Examples around the world

Europe

Traffic calming has been successfully used for decades in cities across Europe. For example, a living street towards the end of the 1960s, initially in Delft, is a street in which the needs of car drivers are secondary to the needs of other road users; traffic calming principles are integrated into their design. From the Netherlands, the concept spread rapidly to Germany, starting in North Rhine-Westphalia in 1976, and had become very widespread by the early 1980s.
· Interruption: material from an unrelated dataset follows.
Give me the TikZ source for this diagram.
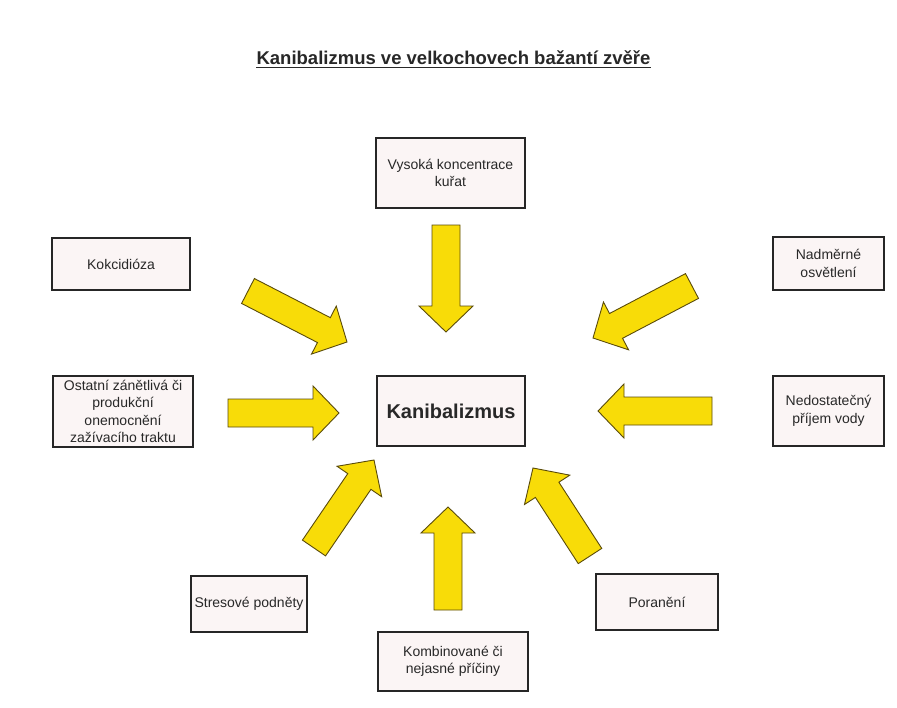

The earliest documented use of the term 'traffic calming' as the translation of the German Verkehrsberuhigung was by Carmen Hass-Klau in 1985. Ideas and techniques also spread to the UK towards the end of the 1980s, and practice there was advocated particularly by the academics such as Carmen Hass-Klau and Tim Pharaoh, in the guidelines published by Devon County Council.
The Netherlands, in 1999, had over 6000 woonerven where cyclists and pedestrians have legal priority over cars and where a motorised "walking speed" limit applies. However, UK and Irish traffic calming schemes, particularly involving road narrowings and pinch points, are viewed by some as extremely hostile and have been implicated directly in death and injury to cyclists and pedestrians.
The town of Hilden in Germany has achieved a rate of 24% trips made by bicycle, partly by employing various traffic calming measures such as widespread zones, bicycle priority roads, and raised platform speed tables for cycle crossings.
In the United Kingdom, Low Traffic Neighbourhoods incorporate traffic calming and Modal filters for filtered permeability. In 2020, some LTNs were introduced with emergency funding from the government, in response to the COVID-19 pandemic. A study found that people living in LTNs in Waltham Forest became less likely to own a car and were more likely to walk or cycle.
School Streets are another UK scheme which involves part-time restrictions on motor vehicles during school pick up and drop off times.
In Ireland, traffic calming schemes have been implemented on national roads since 1993, typically on those with a hard shoulder, on the approach to towns and villages where the speed limit is reduced from 100 km/h to 50 or 60 km/h. This is done by reducing the width of the hard shoulder and the carriageway, various landscaping and installation of 'gateways' in order to reduce the driver's field of view, which results in a reduction of their speed. A gateway marks the transition from high-speed to low-speed road and may feature a pavement, cycle lane, central island or all three, and is accompanied with town/village entrance and speed limit signs as well as bollards and a lamppost in the island.
An evaluation of 91 traffic calming schemes implemented between 1997 and 2002 showed that they were successful in reducing road collisions, the number of which decreased by 13%. The number of fatal collisions was reduced by 52%.